The University City Science Center’s newest commercialization program will now be able to support the development of even more technologies coming out of local colleges, universities, and startups. The program, Phase 1 Ventures (P1V), announced on Tuesday that it was awarded a competitive $50,000 grant by the U.S. Small Business Administration.
P1V soft-launched in 2014 with $1 million from the U.S. Economic Development Administration to help academics and entrepreneurs in the region move their products to the market. Since then, the accelerator startup has worked with 10 companies specializing in “long horizon” technologies — those that take longer to develop and are subject to extensive regulations.
“With long-horizon technologies, we’re distinguishing technologies like therapeutics and medical devices from digital technologies that market [in] 12 to 18 months,” said Peter Melley, the director of the Science Center’s New Ventures program. “It takes a few years at the soonest for some of our technologies to get to the market.”

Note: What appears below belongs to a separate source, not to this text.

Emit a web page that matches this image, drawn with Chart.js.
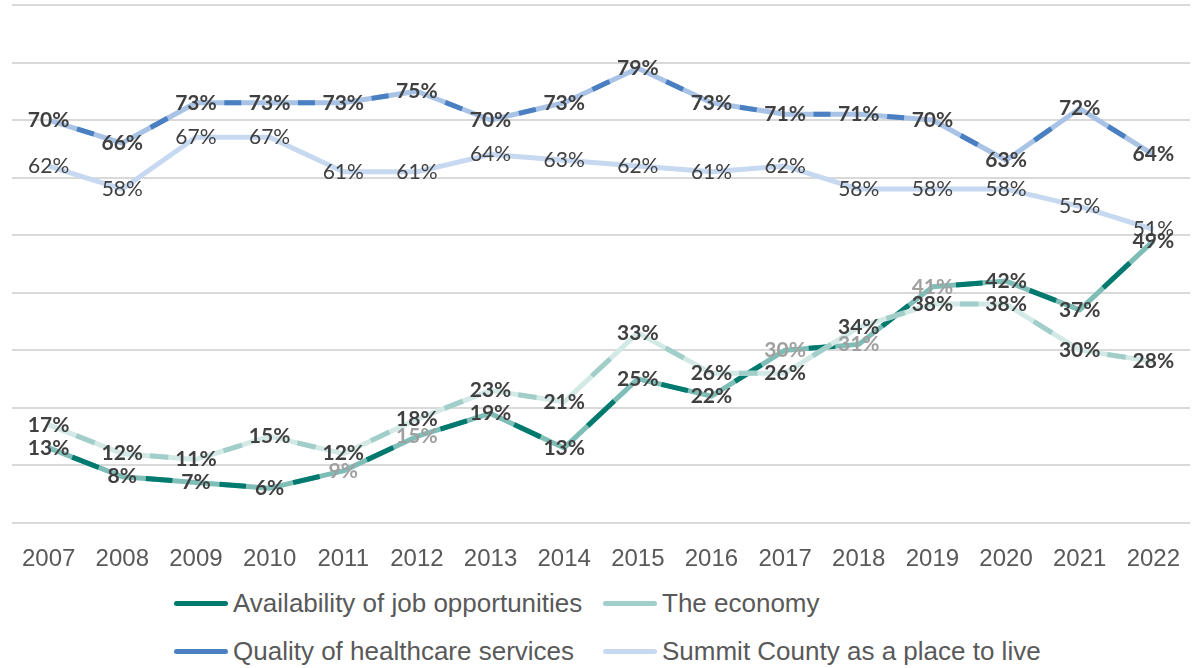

To develop their technology, the program’s ventures receive research collaboration opportunities as needed, direct funding from P1V, and assistance in raising non-dilutive funding. And P1V’s dual-track program ensures that technologies originating from both local startups and university partners like Lehigh University and Thomas Jefferson University can receive support. Some of the accelerator’s ventures include PolyCore Therapeutics, a company out of Rutgers and Drexel University working on a treatment for Parkinson’s disease, and Quantitative Radiological Solutions, launched by the University of Pennsylvania, which is developing medical-imaging technology to help doctors make better treatment decisions.
With the new funding from the Small Business Administration, Melley says P1V is on track to meet its five-year goal, put into place last year. “We have about $5 million that we’re looking to deploy,” said Melley. “Our goal is to support approximately 30 to 40 companies at different stages over the five years.”